Por José Faganello | 10/11/2020 | Tempo de leitura: 3 min

“Respeitar em cada homem, senão aquele que é, pelo menos, aquele que poderia ser” (Henri Amiel)

Achegou-se com certo desembaraço. Boa tarde, amigo, poderia permitir a gentileza de tomarmos uma cerveja juntos?

Não aparentava ser bandido, alguém perigoso. A tarde quente, o bar próximo, foram fatores decisivos. Aceitou.

Colocou a cerveja em ambos os copos com extremo carinho. Ergueu um brinde: à sua paciência!

Desfilou então sua história surpreendente.

Estou com 36 anos.

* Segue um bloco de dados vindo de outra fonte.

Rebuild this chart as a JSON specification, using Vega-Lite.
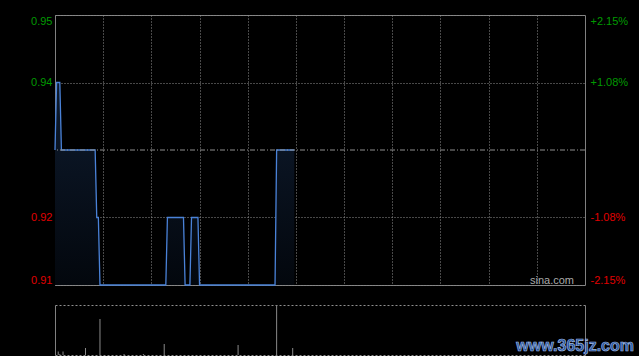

Minha infância teria sido normal não fossem duas tragédias. Com sete anos de idade meu pai adoeceu gravemente. Os médicos não conseguiam diagnosticar o mal que o levou. Pouco depois, num destes cruéis azares do destino, o botijão de gás explodiu, incendiando nossa casa. Meu pai, muito religioso, costumava ler a Bíblia e para incutir-nos seus princípios, falava-nos do Juízo Final e das chamas da vingança divina. A cena do incêndio da minha casa juntamente com as passagens bíblicas transmitidas por meu pai, jamais esquecerei. Minha mãe, excelente costureira, com seu trabalho, conseguiu educar-me. Tive sorte, frequentei boas escolas. Fiz um bom casamento e assumi a gerência de uma grande loja de departamentos. O trabalho era árduo, tomava muito do meu tempo. Ficava muito além do horário e chegava em casa, sempre muito cansado. Minha esposa não se conformava com minha ausência.

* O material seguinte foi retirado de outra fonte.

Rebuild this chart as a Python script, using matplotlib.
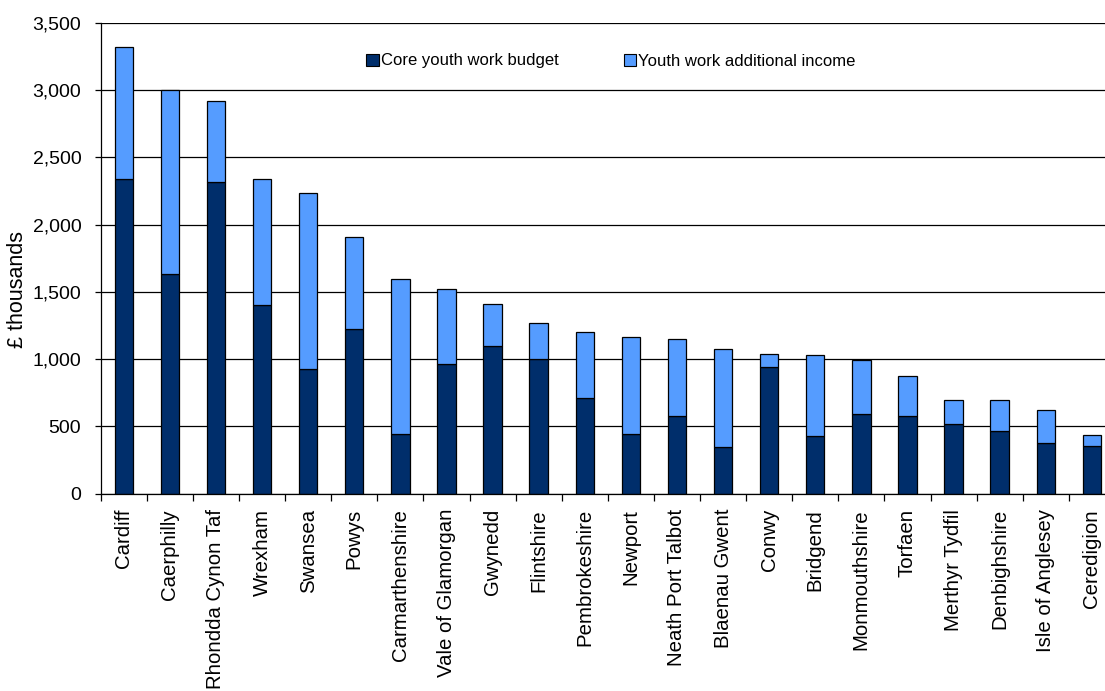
import matplotlib
matplotlib.use("Agg")
import matplotlib.pyplot as plt
import numpy as np
from matplotlib.ticker import FuncFormatter, FixedLocator
from matplotlib.patches import Patch

plt.rcParams['font.family'] = ['Liberation Sans', 'DejaVu Sans']

areas = ["Cardiff", "Caerphilly", "Rhondda Cynon Taf", "Wrexham", "Swansea", "Powys",
         "Carmarthenshire", "Vale of Glamorgan", "Gwynedd", "Flintshire", "Pembrokeshire",
         "Newport", "Neath Port Talbot", "Blaenau Gwent", "Conwy", "Bridgend",
         "Monmouthshire", "Torfaen", "Merthyr Tydfil", "Denbighshire", "Isle of Anglesey",
         "Ceredigion"]
core = [2340, 1630, 2315, 1402, 923, 1224, 440, 967, 1096, 1002, 712, 440, 574, 344, 942,
        428, 594, 574, 519, 467, 376, 352]
total = [3321, 2998, 2915, 2335, 2233, 1909, 1595, 1521, 1410, 1271, 1200, 1168, 1148, 1073,
         1041, 1029, 990, 875, 697, 697, 623, 438]
additional = [t - c for t, c in zip(total, core)]

legend_labels = ["Core youth work budget", "Youth work additional income"]
y_ticks = [0, 500, 1000, 1500, 2000, 2500, 3000, 3500]

c_core = '#002E6B'
c_add = '#559CFF'

fig = plt.figure(figsize=(11.05, 6.91), dpi=100)
ax = fig.add_axes([100.7 / 1105, 1 - 493.7 / 691, 1014.2 / 1105, 471 / 691])

x = np.arange(len(areas))
w = 0.40
ax.bar(x, core, width=w, color=c_core, edgecolor='black', linewidth=0.9, zorder=3)
ax.bar(x, additional, width=w, bottom=core, color=c_add, edgecolor='black', linewidth=0.9, zorder=3)

ax.set_xlim(-0.5, len(areas) - 0.5)
ax.set_ylim(0, 3500)
ax.yaxis.set_major_locator(FixedLocator(y_ticks))
ax.yaxis.set_major_formatter(FuncFormatter(lambda v, p: f"{int(v):,}"))
ax.grid(axis='y', color='black', linewidth=0.9, zorder=0)
ax.set_axisbelow(True)

ax.set_xticks(x)
ax.set_xticklabels(areas, rotation=90, ha='center', va='top')
ax.xaxis.set_minor_locator(FixedLocator(np.arange(-0.5, len(areas), 1.0)))
ax.tick_params(axis='x', which='major', length=0, pad=11, labelsize=14.7)
ax.tick_params(axis='x', which='minor', length=5, width=0.9, color='black', direction='out')
ax.tick_params(axis='y', which='major', length=4, width=0.9, pad=10, labelsize=14, direction='out')

for s in ['top', 'right']:
    ax.spines[s].set_visible(False)
for s in ['left', 'bottom']:
    ax.spines[s].set_color('black')
    ax.spines[s].set_linewidth(0.9)
    ax.spines[s].set_zorder(4)

fig.text(18 / 1105, 1 - 290 / 691, "£ thousands", rotation=90, ha='center', va='center',
         fontsize=15.5)

handles = [Patch(facecolor=c_core, edgecolor='black', linewidth=0.8),
           Patch(facecolor=c_add, edgecolor='black', linewidth=0.8)]
fig.legend(handles, legend_labels, loc='center', bbox_to_anchor=(611 / 1105, 1 - 61 / 691),
           ncol=2, frameon=False, fontsize=12, handlelength=0.75, handleheight=0.75,
           handletextpad=0.12, columnspacing=3.9, borderpad=0)

fig.savefig("out.png", dpi=100)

Reclamou muito no início e por fim abandonou-me. O plano Cruzado quebrou a firma em que eu trabalhava. Sem emprego, fui procurado por um ex-executivo de uma multinacional da qual tinha sido cliente e tido com ele contatos superficiais. Ofereceu-me sociedade em uma fábrica sua. Entraria apenas com meu serviço. Com os lucros posteriores pagaria parceladamente, minha parte, 50%. Explicou-me que estava enrolado com outro empreendimento seu prestes a falir. Por esse motivo faria comigo um contrato de gaveta. No oficial, ele, até solucionar seus problemas todos, ficaria de fora. Seu nome na sociedade impediria créditos bancários. Oficialmente fiquei com 98% das ações e o porteiro da fábrica com 2%. Ele passou a administrar as finanças e a mim cabia dirigir a produção e as vendas. Antes de assinar o contrato verifiquei a situação financeira da firma. Recém-instalada, não possuía débitos fiscais, nem trabalhistas e muito menos bancários. Embora achando que a esmola era demais, desempregado acabei aceitando o negócio. Devo acrescentar que estava com carro seu carro importado e o duplex que morava ajudou minha decisão.. O idílio durou oito meses. Alegando que ia consultar um médico em São Paulo, sumiu sem deixar rastros; antes descontou duplicatas frias, adquiriu mercadorias que não chegaram na nossa firma e deixou de pagar impostos. Afirma estava completamente quebrada.

Estou devendo vários processos; por sorte, decepcionado do primeiro casamento, não me casei novamente e não tenho filhos.

Você provavelmente está surpreso comigo; a troco de que esse desconhecido está fazendo todas essas confidência.

É simples, sempre tive uma vida confortável e vivi rodeado de amigos..,Minha casa eram frequentes como um consulado: Churrascos, cervejadas, jogos de futebol eram frequentes.

Foi só eu cair na desgraça que eles sumiram. Nenhum me procurou ou retribuiu o que tinham recebido.

Estou agora como uma nau sem rumo, sem família, sem emprego, dinheiro e amigos.
Parei você porque me pareceu uma pessoa confiável e pacienciosa. Precisava falar com alguém, tomar uma cerveja. Por falar nisso, podemos tomar mais uma?

Claro.

Continuamos a conversa dez minutos mais..Educadamente despediu-se com dois pedidos: preciso de dois favores seu, pagar as duas cervejas e dar 15 reais para a passagem do ônibus, estou sem dinheiro.

Dei-lhe cinquenta.

Se foi um golpe, sua história valia mais, é difícil arrumar um assunto parecido.